Quelles qualités recherchez-vous chez votre successeur ?
La diplomatie est, selon moi, la qualité essentielle pour celui ou celle qui prendra la relève. Mon successeur devra aussi garantir la continuité de notre travail, avec une capacité à s’adapter au monde moderne. Son profil ? La Société des Bains de Mer (SBM) et le comité ont demandé à ce que le prochain directeur soit une personnalité reconnue, issue d’un grand club français. Les candidatures sont nombreuses, et le choix reste à faire. En tout cas, je m’engage à accompagner mon successeur pendant trois mois pour l’aider dans cette transition.
Quel avenir se dessine pour le golf à Monaco ?
L’école de golf restera au cœur de notre développement. Nous voulons la rendre encore plus performante pour garantir l’avenir et le succès des équipes du MCGC. Quant à la vie du club, nous espérons continuer à offrir plus de services, tout en conservant notre image de luxe, à la hauteur de celle des établissements de la SBM.

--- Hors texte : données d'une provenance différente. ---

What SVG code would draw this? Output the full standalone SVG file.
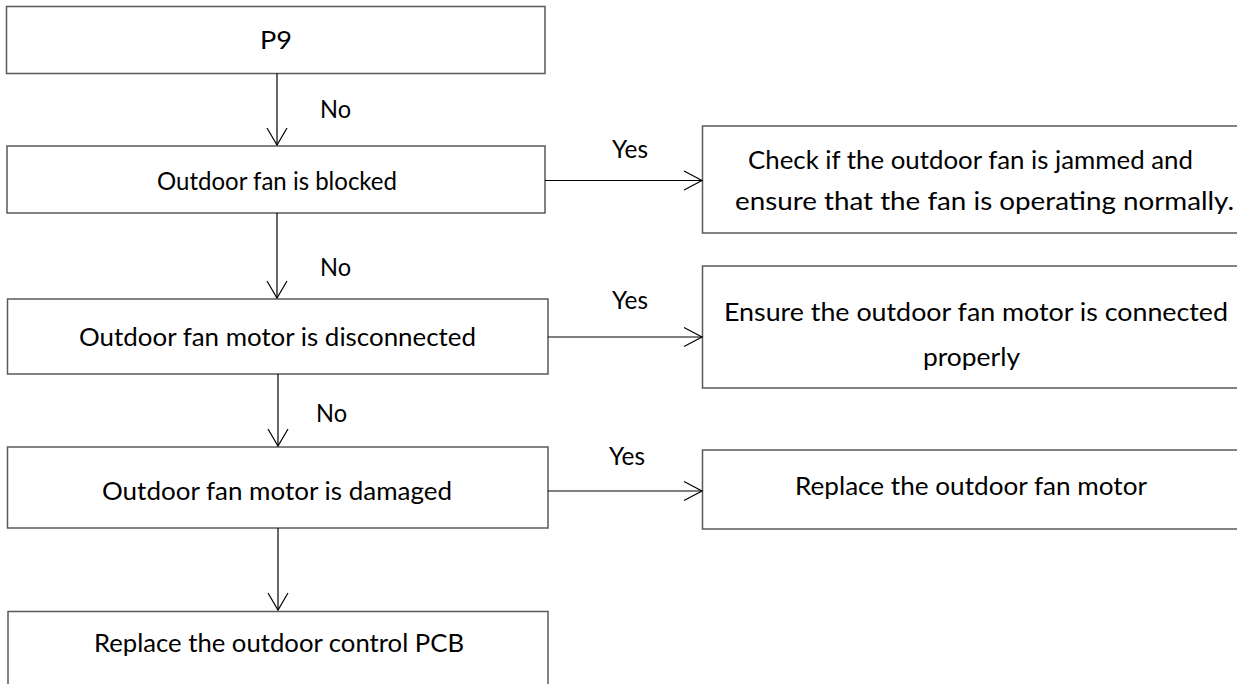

Comment envisagez-vous votre retraite ?
Après avoir consacré 41 ans à mon travail, je compte désormais m’occuper de ma famille, et passer plus de temps avec mon épouse. Je vais aussi jouer plus régulièrement au golf, au moins trois fois par semaine. J’ai l’ambition de gagner quelques tournois seniors à l’échelle nationale et à l’international. Pour le reste, je vais me remettre à la lecture et écouter de la musique, mes deux autres grandes passions.